In cable modem and cellular systems and other wireless technologies where digital data is transmitted from one place to another using modulated radio frequency carriers there is always a problem of impulse noise corrupting the transmissions and causing errors. Impulse noise can be caused by many sources.
Digital data transmissions typically involve, a stream of data bits which are broken down into code words such as Reed-Solomon blocks for encoding with error detection and correction bits (hereafter EOC bits).

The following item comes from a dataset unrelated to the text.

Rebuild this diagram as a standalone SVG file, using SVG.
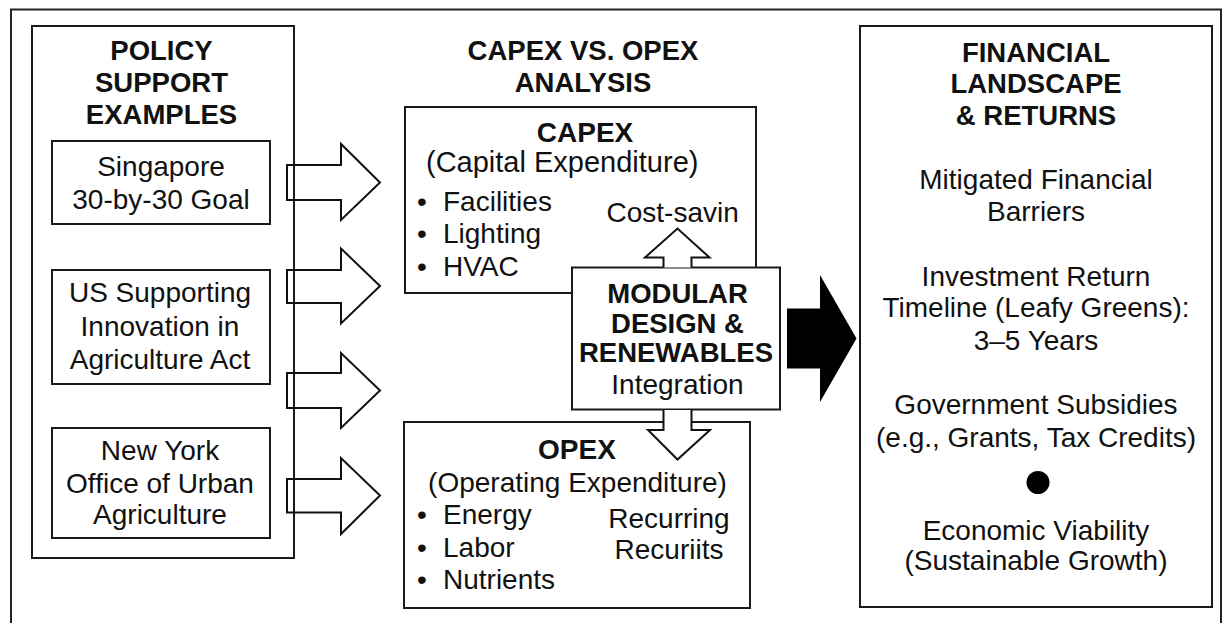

Impulse noise detection in the time domain is known and is in commercial use in the Cable Modem Termination System (hereafter CMTS) receivers code named Jasper I supplied by the assignee of the present invention. The time domain impulse detection technique used a window that was several samples wide and detected the power received during that window and compared it to a threshold. The CMTS circuitry controls the transmitted power of each burst by downstream messages, so it knows what power to expect. The threshold was set high enough so that data transmissions not corrupted by impulse noise would not have sufficient power to exceed the threshold. If the threshold was exceeded during the window, it was assumed that impulse noise had an additive effect on the payload data to corrupt it and exceed the noise threshold. This time domain system can discover high power impulse noise and take steps to minimize its effect by setting an erasure bit on any symbol in the window that may be corrupted by noise.
However, with lower power impulse noise, the detection problem becomes much more difficult because it is much more difficult to distinguish between what is noise and what is real signal, and to eliminate only the noise. This is because the use of a power threshold is limited, and when it is lowered enough to detect low power noise, the power of uncorrupted payload data may also exceed the threshold and cause false erasure indications of symbols that are not corrupted by noise. There is a limit to how close to the expected power the noise power threshold can be set. This allows some symbols corrupted by low power noise to get through the system and can lead to errors in recovering the payload data and throw the CMTS tracking loops off synchronization.
Therefore, a need has arisen for a way of detecting low power or high power impulse noise without giving erasure indications on symbols that are not corrupted by noise.